Task prompt -
Filter the listing and keep only the lines with the word "chart".

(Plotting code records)
-*-
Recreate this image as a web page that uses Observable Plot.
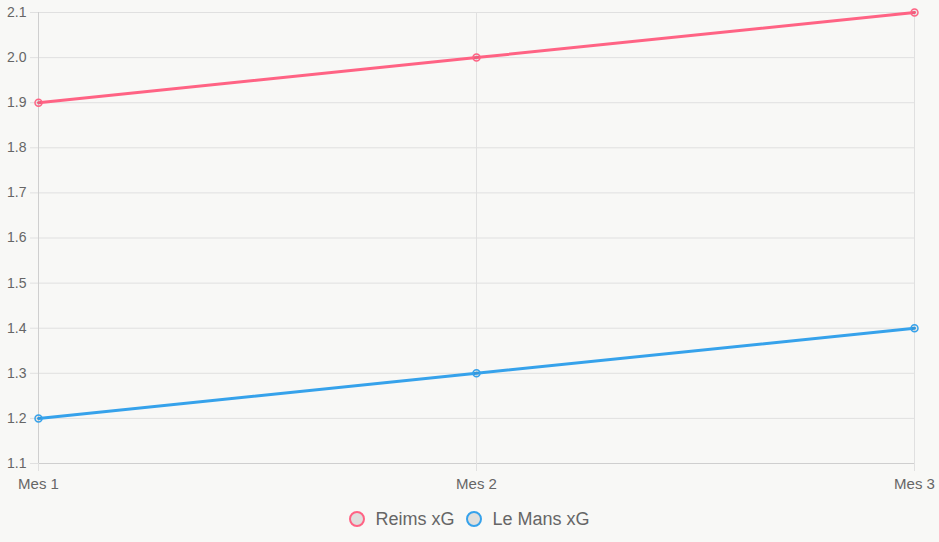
<!DOCTYPE html>
<html><head><meta charset="utf-8">
<script src="https://cdn.jsdelivr.net/npm/d3@7"></script>
<script src="https://cdn.jsdelivr.net/npm/@observablehq/plot@0.6"></script>
<style>
html,body{margin:0;padding:0;background:#f8f8f6;}
#chart svg{display:block;background:#f8f8f6;}
#chart svg text{font-family:"Liberation Sans",Arial,sans-serif;}
#legend{display:flex;justify-content:center;align-items:center;gap:12px;font-family:"Liberation Sans",Arial,sans-serif;font-size:18px;color:#666;height:30px;margin-top:9px;}
.item{display:flex;align-items:center;gap:10px;}
.sw{width:16px;height:16px;border-radius:50%;box-sizing:border-box;border:2px solid;}
</style></head>
<body>
<div id="chart"></div>
<div id="legend"></div>
<script>
const months = ["Mes 1", "Mes 2", "Mes 3"];
const reims = [1.9, 2.0, 2.1];
const leMans = [1.2, 1.3, 1.4];
const seriesNames = ["Reims xG", "Le Mans xG"];
const seriesColors = ["#ff6384", "#36a2eb"];
const yTicks = [1.1, 1.2, 1.3, 1.4, 1.5, 1.6, 1.7, 1.8, 1.9, 2.0, 2.1];

const data = [];
months.forEach((m, i) => {
  data.push({month: m, value: reims[i], series: seriesNames[0]});
  data.push({month: m, value: leMans[i], series: seriesNames[1]});
});

const chart = Plot.plot({
  width: 939,
  height: 495,
  marginLeft: 38,
  marginRight: 25,
  marginTop: 12,
  marginBottom: 32,
  style: {fontFamily: "'Liberation Sans', Arial, sans-serif", fontSize: "14px", color: "#666", background: "#f8f8f6"},
  x: {type: "point", domain: months, padding: 0, label: null},
  y: {domain: [1.1, 2.1], label: null},
  color: {domain: seriesNames, range: seriesColors},
  marks: [
    Plot.ruleY(yTicks, {stroke: "#e0e0e0", strokeWidth: 1}),
    Plot.ruleX(months, {stroke: "#e0e0e0", strokeWidth: 1}),
    Plot.ruleX([months[0]], {stroke: "#cfcfcf"}),
    Plot.ruleY([1.1], {stroke: "#cfcfcf"}),
    Plot.axisY({ticks: yTicks, tickFormat: d3.format(".1f"), tickSize: 8, tickPadding: 4, stroke: "#e0e0e0", fill: "#666", fontSize: 14}),
    Plot.axisX({tickSize: 8, tickPadding: 7, stroke: "#e0e0e0", fill: "#666", fontSize: 15}),
    Plot.line(data, {x: "month", y: "value", z: "series", stroke: "series", strokeWidth: 3}),
    Plot.dot(data, {x: "month", y: "value", stroke: "series", fill: "rgba(0,0,0,0.06)", r: 3.5, strokeWidth: 1.5})
  ]
});
document.getElementById("chart").appendChild(chart);

const legend = document.getElementById("legend");
seriesNames.forEach((n, i) => {
  const it = document.createElement("div");
  it.className = "item";
  const sw = document.createElement("span");
  sw.className = "sw";
  sw.style.borderColor = seriesColors[i];
  sw.style.background = "#dfdfdd";
  it.appendChild(sw);
  const t = document.createElement("span");
  t.textContent = n;
  it.appendChild(t);
  legend.appendChild(it);
});
</script>
</body></html>
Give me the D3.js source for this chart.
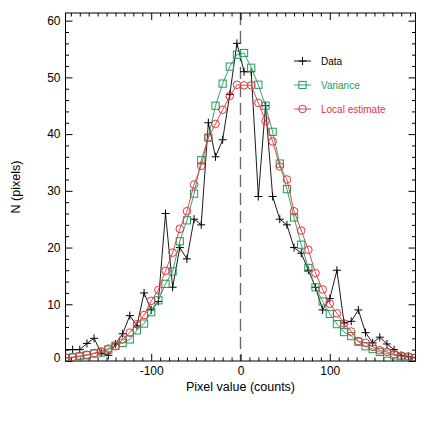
<!DOCTYPE html>
<html lang="en">
  <head>
    <meta charset="UTF-8" />
    <title>Pixel value histogram</title>
    <style>
      body {
        margin: 0;
        background: #fff;
      }
      svg {
        display: block;
        font-family: "Liberation Sans", Arial, Helvetica, sans-serif;
      }
      .axis path {
        stroke: none;
      }
      .axis line {
        stroke: #000;
      }
      .axis text {
        font-size: 12px;
        fill: #000;
      }
      .legend text {
        font-size: 10px;
      }
    </style>
  </head>
  <body>
    <div class="svg-container"></div>
    <script src="https://d3js.org/d3.v7.min.js"></script>
    <script>
      // bin centres (counts)
      var binCenters = [
        -196, -188, -180, -172, -164, -156, -148, -140, -132, -124, -116, -108,
        -100, -92, -84, -76, -68, -60, -52, -44, -36, -28, -20, -12, -4, 4, 12,
        20, 28, 36, 44, 52, 60, 68, 76, 84, 92, 100, 108, 116, 124, 132, 140,
        148, 156, 164, 172, 180, 188, 196
      ];

      // histogram of the data
      var dataCounts = [
        2, 2, 2, 3.1, 4, 1.4, 1, 3, 4.8, 8, 6.2, 12, 9, 10.5, 26, 13, 20, 18,
        25, 24, 42, 36, 39, 47, 56, 51, 51, 29, 45, 29, 25, 24, 20, 19, 16, 13,
        9, 11, 16, 6.7, 7, 9, 5, 3.2, 4.2, 3, 2, 1, 0.8, 0.6
      ];

      // model from the variance
      var varianceCounts = [
        0.5, 0.6, 0.8, 1.0, 1.3, 1.5, 2.0, 2.7, 3.2, 3.8, 5.4, 6.6, 8.6, 10.7,
        13.6, 15.8, 21.1, 24.8, 29.5, 35.4, 39.4, 45.0, 48.9, 51.9, 54.0, 54.3,
        51.7, 48.7, 45.0, 40.4, 34.8, 30.3, 25.3, 20.5, 16.4, 13.0, 10.5, 8.3,
        6.5, 5.1, 4.4, 3.4, 2.6, 2.1, 1.6, 1.3, 1.0, 0.8, 0.6, 0.5
      ];

      // model from the local estimate
      var localCounts = [
        0.6, 0.7, 0.9, 1.1, 1.4, 1.7, 2.2, 2.6, 3.8, 5.0, 6.5, 8.1, 10.6, 12.5,
        15.9, 19.1, 23.3, 26.4, 31.1, 34.4, 39.4, 41.8, 44.3, 46.7, 48.7, 48.6,
        48.6, 45.5, 42.3, 38.7, 34.3, 32.0, 26.4, 23.0, 19.6, 15.5, 12.6, 10.1,
        8.4, 6.6, 5.2, 3.5, 3.2, 2.5, 1.9, 1.6, 1.2, 0.9, 0.8, 0.6
      ];

      var seriesNames = ["Data", "Variance", "Local estimate"];
      var xTicks = [-100, 0, 100];
      var yTicks = [0, 10, 20, 30, 40, 50, 60];

      var margin = { top: 13, right: 20.5, bottom: 75, left: 65.5 },
        width = 436 - margin.left - margin.right,
        height = 436 - margin.top - margin.bottom;

      var colors = { Data: "#000", Variance: "#23995a", "Local estimate": "#e2323a" };

      var svg = d3
        .select(".svg-container")
        .append("svg")
        .attr("width", 436)
        .attr("height", 436)
        .append("g")
        .attr("transform", "translate(" + margin.left + "," + margin.top + ")");

      var x = d3.scaleLinear().domain([-196, 196]).range([0, width]),
        y = d3.scaleLinear().domain([0, 61.35]).range([height, 0]);

      var minorX = d3.range(-190, 191, 10).filter((v) => v % 100 !== 0);
      var minorY = d3.range(0, 61, 2).filter((v) => v % 10 !== 0);
      var plainFmt = (d) => String(d);

      svg
        .append("clipPath")
        .attr("id", "plot-clip")
        .append("rect")
        .attr("width", width)
        .attr("height", height);

      // dashed line at zero
      svg
        .append("line")
        .attr("x1", x(0))
        .attr("x2", x(0))
        .attr("y1", 0)
        .attr("y2", height)
        .attr("stroke", "#6a6a6a")
        .attr("stroke-width", 1.4)
        .style("stroke-dasharray", "12 6");

      // axes: ticks point inward, mirrored on top/right
      svg
        .append("g")
        .attr("class", "axis")
        .attr("transform", "translate(0," + height + ")")
        .call(d3.axisBottom(x).tickValues(xTicks).tickSize(-7).tickPadding(5).tickFormat(plainFmt));
      svg
        .append("g")
        .attr("class", "axis")
        .attr("transform", "translate(0," + height + ")")
        .call(d3.axisBottom(x).tickValues(minorX).tickSize(-3.5).tickFormat(""));
      svg
        .append("g")
        .attr("class", "axis")
        .call(d3.axisTop(x).tickValues(xTicks).tickSize(-7).tickFormat(""));
      svg
        .append("g")
        .attr("class", "axis")
        .call(d3.axisTop(x).tickValues(minorX).tickSize(-3.5).tickFormat(""));

      var yAxis = svg
        .append("g")
        .attr("class", "axis")
        .call(d3.axisLeft(y).tickValues(yTicks).tickSize(-7).tickPadding(5).tickFormat(plainFmt));
      yAxis
        .selectAll("text")
        .filter((d) => d === 0)
        .attr("dy", "0.05em");
      svg
        .append("g")
        .attr("class", "axis")
        .call(d3.axisLeft(y).tickValues(minorY).tickSize(-3.5).tickFormat(""));
      svg
        .append("g")
        .attr("class", "axis")
        .attr("transform", "translate(" + width + ",0)")
        .call(d3.axisRight(y).tickValues(yTicks).tickSize(-7).tickFormat(""));
      svg
        .append("g")
        .attr("class", "axis")
        .attr("transform", "translate(" + width + ",0)")
        .call(d3.axisRight(y).tickValues(minorY).tickSize(-3.5).tickFormat(""));

      // frame
      svg
        .append("rect")
        .attr("width", width)
        .attr("height", height)
        .attr("fill", "none")
        .attr("stroke", "#000")
        .attr("stroke-width", 1);

      // axis titles
      svg
        .append("text")
        .attr("x", width / 2)
        .attr("y", height + 30)
        .attr("text-anchor", "middle")
        .style("font-size", "12.5px")
        .text("Pixel value (counts)");
      svg
        .append("text")
        .attr("transform", "rotate(-90)")
        .attr("x", -height / 2)
        .attr("y", -46)
        .attr("text-anchor", "middle")
        .style("font-size", "12.5px")
        .text("N (pixels)");

      var plus = "M-4,0H4M0,-4V4";
      var line = d3
        .line()
        .x((d) => x(d[0]))
        .y((d) => y(d[1]));

      var series = [
        { name: "Data", values: d3.zip(binCenters, dataCounts), marker: "plus" },
        { name: "Variance", values: d3.zip(binCenters, varianceCounts), marker: "square" },
        { name: "Local estimate", values: d3.zip(binCenters, localCounts), marker: "circle" }
      ];

      var plot = svg.append("g").attr("clip-path", "url(#plot-clip)");

      function drawMarker(g, marker, color) {
        if (marker === "plus") {
          g.append("path").attr("d", plus).attr("stroke", color).attr("fill", "none");
        } else if (marker === "square") {
          g.append("rect")
            .attr("x", -3.6)
            .attr("y", -3.6)
            .attr("width", 7.2)
            .attr("height", 7.2)
            .attr("fill", "none")
            .attr("stroke", color);
        } else {
          g.append("circle").attr("r", 3.8).attr("fill", "none").attr("stroke", color);
        }
      }

      series.forEach((s) => {
        var c = colors[s.name];
        plot
          .append("path")
          .datum(s.values)
          .attr("fill", "none")
          .attr("stroke", c)
          .attr("stroke-width", 0.9)
          .attr("d", line);
        plot
          .selectAll(".pt-" + s.marker)
          .data(s.values)
          .enter()
          .append("g")
          .attr("class", "pt-" + s.marker)
          .attr("transform", (d) => "translate(" + x(d[0]) + "," + y(d[1]) + ")")
          .each(function () {
            drawMarker(d3.select(this), s.marker, c);
          });
      });

      // legend
      var legend = svg
        .selectAll(".legend")
        .data(series)
        .enter()
        .append("g")
        .attr("class", "legend")
        .attr("transform", (d, i) => "translate(" + (294 - margin.left) + "," + (61 - margin.top + i * 24) + ")");

      legend
        .append("line")
        .attr("x1", 0)
        .attr("x2", 17)
        .attr("stroke", (d) => colors[d.name])
        .attr("stroke-width", 0.9);
      legend.each(function (d) {
        var g = d3.select(this).append("g").attr("transform", "translate(8.5,0)");
        drawMarker(g, d.marker, colors[d.name]);
      });
      legend
        .append("text")
        .attr("x", 27)
        .attr("y", 3.6)
        .attr("fill", (d) => colors[d.name])
        .text((d) => d.name);
    </script>
  </body>
</html>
-*-
Exercise answer -
#chart svg{display:block;background:#f8f8f6;}
#chart svg text{font-family:"Liberation Sans",Arial,sans-serif;}
<div id="chart"></div>
const chart = Plot.plot({
document.getElementById("chart").appendChild(chart);
Give me the D3.js source for this chart.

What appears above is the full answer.